··· RECORDED DATA ···

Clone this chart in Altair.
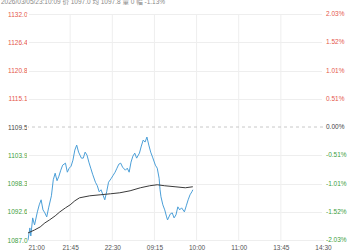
import altair as alt
import pandas as pd

# ---- data ----
minutes = [0, 2, 3, 5, 7, 10, 12, 14, 16, 18,
           20, 22, 25, 27, 29, 31, 33, 35, 37, 40,
           42, 44, 46, 48, 50, 52, 54, 57, 59, 61,
           63, 65, 67, 69, 72, 74, 76, 78, 80, 82,
           84, 86, 89, 91, 93, 95, 97, 99, 101, 104,
           106, 108, 110, 112, 114, 116, 119, 121, 123, 125,
           127, 129, 131, 133, 136, 138, 140, 141, 142, 144,
           146, 148, 149, 152, 154, 156, 158, 160, 162, 164,
           167, 169, 171, 173, 175, 176]
price = [1087.0, 1089.4, 1087.8, 1091.4, 1090.0, 1092.6, 1094.0, 1095.0, 1093.0, 1092.4,
         1091.6, 1093.4, 1095.8, 1099.0, 1100.3, 1098.8, 1099.7, 1100.9, 1101.9, 1102.3,
         1100.5, 1101.3, 1101.7, 1102.9, 1104.9, 1105.9, 1104.5, 1103.3, 1103.3, 1104.5,
         1103.9, 1102.5, 1101.3, 1100.1, 1098.5, 1097.8, 1096.6, 1097.0, 1096.0, 1095.0,
         1096.6, 1098.5, 1099.3, 1099.9, 1100.5, 1101.3, 1102.1, 1102.3, 1101.5, 1100.9,
         1101.3, 1100.5, 1102.5, 1103.7, 1104.3, 1103.3, 1104.3, 1105.7, 1106.9, 1106.5,
         1107.5, 1105.9, 1104.5, 1103.5, 1101.9, 1101.3, 1099.3, 1097.0, 1095.6, 1094.0,
         1093.0, 1091.6, 1091.0, 1092.2, 1092.4, 1091.4, 1092.0, 1093.6, 1093.0, 1093.4,
         1092.6, 1093.8, 1095.0, 1096.0, 1096.6, 1097.0]

avg_minutes = [0, 7, 13, 18, 23, 29, 34, 40, 45, 50, 55, 66, 77, 88, 98, 109,
               120, 130, 138, 146, 157, 168, 176]
avg_price = [1088.4, 1089.0, 1089.6, 1090.4, 1091.0, 1091.8, 1092.6, 1093.4, 1094.0,
             1094.8, 1095.4, 1095.8, 1096.0, 1096.2, 1096.4, 1096.8, 1097.4, 1097.8,
             1098.0, 1097.8, 1097.6, 1097.4, 1097.6]

prev_close = 1109.5
price_ticks = [1087.0, 1092.625, 1098.25, 1103.875, 1109.5, 1115.125, 1120.75, 1126.375, 1132.0]
time_ticks = [0, 45, 90, 135, 180, 225, 270, 315]
time_labels = ["21:00", "21:45", "22:30", "09:15", "10:00", "11:00", "13:45", "14:30"]
header = "2026/03/05/23:10:09  价 1097.0  均 1097.8  量 0  幅 -1.13%"

RED = "#e5584b"
GREEN = "#3d9e3d"
GRAY = "#444444"
GRID = "#eeeeee"
FONT = "Liberation Sans, Noto Sans CJK SC"

price_df = pd.DataFrame({"m": minutes, "p": price})
avg_df = pd.DataFrame({"m": avg_minutes, "p": avg_price})
ref_df = pd.DataFrame({"p": [prev_close]})
vgrid_df = pd.DataFrame({"m": time_ticks[1:-1]})
edge_df = pd.DataFrame({"m": [time_ticks[0], time_ticks[-1]]})
pct_df = pd.DataFrame({"p": price_ticks})
head_df = pd.DataFrame({"t": [header]})

ydom = [price_ticks[0], price_ticks[-1]]
yscale = alt.Scale(domain=ydom, nice=False, zero=False)
xscale = alt.Scale(domain=[time_ticks[0], time_ticks[-1]], nice=False, zero=False)

label_color = {
    "condition": [
        {"test": f"datum.value > {prev_close + 0.01}", "value": RED},
        {"test": f"datum.value < {prev_close - 0.01}", "value": GREEN},
    ],
    "value": GRAY,
}

arr = "[" + ",".join(f"'{t}'" for t in time_labels) + "]"
x_label_expr = f"{arr}[round((datum.value - {time_ticks[0]}) / 45)]"

x_axis = alt.Axis(
    values=time_ticks, labelExpr=x_label_expr, title=None, domain=False, ticks=False,
    grid=False, labelFontSize=6.5, labelColor="#555555", labelPadding=4, labelFlush=False,
    labelAlign={"condition": {"test": "datum.value == 0", "value": "left"}, "value": "center"},
    zindex=0,
)

left_axis = alt.Axis(
    orient="left", values=price_ticks, format=".1f", title=None, domain=False, ticks=False,
    labelFontSize=6.5, labelPadding=1, labelColor=label_color,
    gridColor={"condition": {"test": f"abs(datum.value - {prev_close}) < 0.01", "value": "transparent"},
               "value": GRID},
    zindex=0,
)

# white edge rules keep the left/right plot edges free of frame lines
edge = alt.Chart(edge_df).mark_rule(color="white", strokeWidth=2).encode(
    x=alt.X("m:Q", scale=xscale, axis=x_axis),
)

vgrid = alt.Chart(vgrid_df).mark_rule(color=GRID, strokeWidth=1).encode(
    x=alt.X("m:Q", scale=xscale, axis=x_axis),
)

ref_rule = alt.Chart(ref_df).mark_rule(color="#c8c8c8", strokeDash=[3, 3], strokeWidth=1).encode(
    y=alt.Y("p:Q", scale=yscale, axis=left_axis),
)

price_line = alt.Chart(price_df).mark_line(color="#4b9fd8", strokeWidth=1).encode(
    x=alt.X("m:Q", scale=xscale, axis=x_axis),
    y=alt.Y("p:Q", scale=yscale, axis=left_axis),
)

avg_line = alt.Chart(avg_df).mark_line(color="#3a3a3a", strokeWidth=1).encode(
    x=alt.X("m:Q", scale=xscale, axis=x_axis),
    y=alt.Y("p:Q", scale=yscale, axis=left_axis),
)

pct_labels = alt.Chart(pct_df).transform_calculate(
    lab=(f"(datum.p < {prev_close} - 0.01 ? '-' : '') + "
         f"format(abs(datum.p - {prev_close}) / {prev_close} * 100, '.2f') + '%'"),
    col=(f"datum.p > {prev_close} + 0.01 ? 'up' : (datum.p < {prev_close} - 0.01 ? 'down' : 'flat')"),
).mark_text(align="left", baseline="middle", fontSize=6.5, font=FONT, dx=3).encode(
    x=alt.value(295),
    y=alt.Y("p:Q", scale=yscale, axis=left_axis),
    text="lab:N",
    color=alt.Color("col:N", scale=alt.Scale(domain=["up", "down", "flat"],
                                             range=[RED, GREEN, GRAY]), legend=None),
)

head = alt.Chart(head_df).mark_text(
    align="left", baseline="alphabetic", fontSize=6.5, color="#888888", font=FONT
).encode(x=alt.value(-27), y=alt.value(-10), text="t:N")

chart = alt.layer(edge, vgrid, ref_rule, price_line, avg_line, pct_labels, head).properties(
    width=295, height=226,
    autosize=alt.AutoSizeParams(type="none"),
    padding={"left": 28, "top": 14, "right": 27, "bottom": 10},
).configure_view(strokeWidth=0, strokeOpacity=0).configure_axis(
    domain=False, ticks=False, domainColor="transparent", tickColor="transparent"
).configure_axisX(grid=False).configure(font=FONT)

chart.save("out.html", embed_options={"renderer": "svg", "actions": False})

···

TASK TO CARRY OUT |
Write out again exactly the lines from the start of the data above through the line containing "import pandas as pd", inclusive, excluding any pictures.

SOLUTION TO THE PROBLEM |
Clone this chart in Altair.
import altair as alt
import pandas as pd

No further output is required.